En réalité, aucun des défauts de notre système économique n'était inconnu avant que la crise financière n'éclate et beaucoup de règles avaient été édictées pour nous protéger de ces défauts. (…) Le problème vient de ce que le régulateur, quand il existe, n'a souvent pas plus de pouvoirs qu'un gardien de square, note le rapport.
L'Etat, s'il ne se substitue pas aux agents économiques et ne prétend pas gérer les secteurs clés de l'économie, doit assurer le maintien des grands équilibres. Mais, comme le secteur économique, le secteur politique peut être guidé par une logique court-termiste. Une régulation indépendante des pouvoirs politique et économique est donc indispensable. Un régulateur indépendant peut soustraire aux contingences du politique et du marché des enjeux essentiels à la préservation de la vie même. Dans une logique de développement durable, cette régulation doit être conçue comme un dispositif favorisant une interaction entre les experts, c'est-à-dire les chercheurs, les décideurs et les parties prenantes, acteurs du système. La méthode élaborée par le GIEC pourrait en partie inspirer une telle démarche, note le rapport.

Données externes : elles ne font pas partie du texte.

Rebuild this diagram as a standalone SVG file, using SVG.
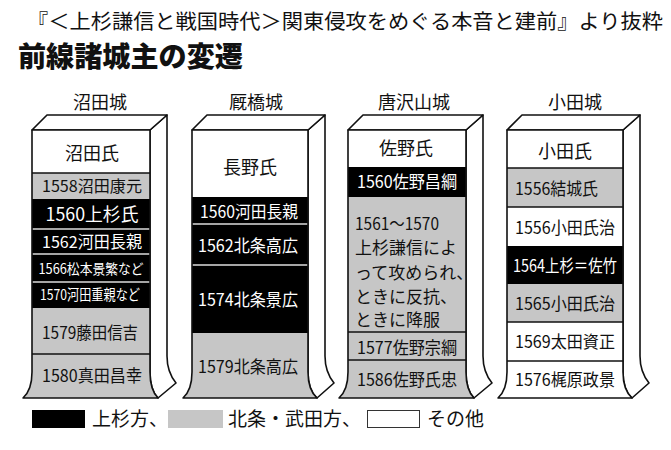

Dans cette régulation, l'échelon local, notamment la ville (depuis 2008, la moitié de l'humanité vit en ville), peut avoir un rôle à jouer. Les villes, qui consomment 75 % de l'énergie produite sur Terre, se révèlent être la bonne échelle et le bon niveau de décision pour prendre des mesures concrètes et tester leur efficacité. Echelon pertinent pour tester et planifier les mesures, elles s'imposent au côté des Etats comme des interlocuteurs de référence sur le climat, l'environnement et les politiques sociales. (…) Il est donc temps que les Etats et les organisations internationales s'appuient systématiquement sur les élus locaux avant d'adopter des plans qui reposent d'abord sur les villes.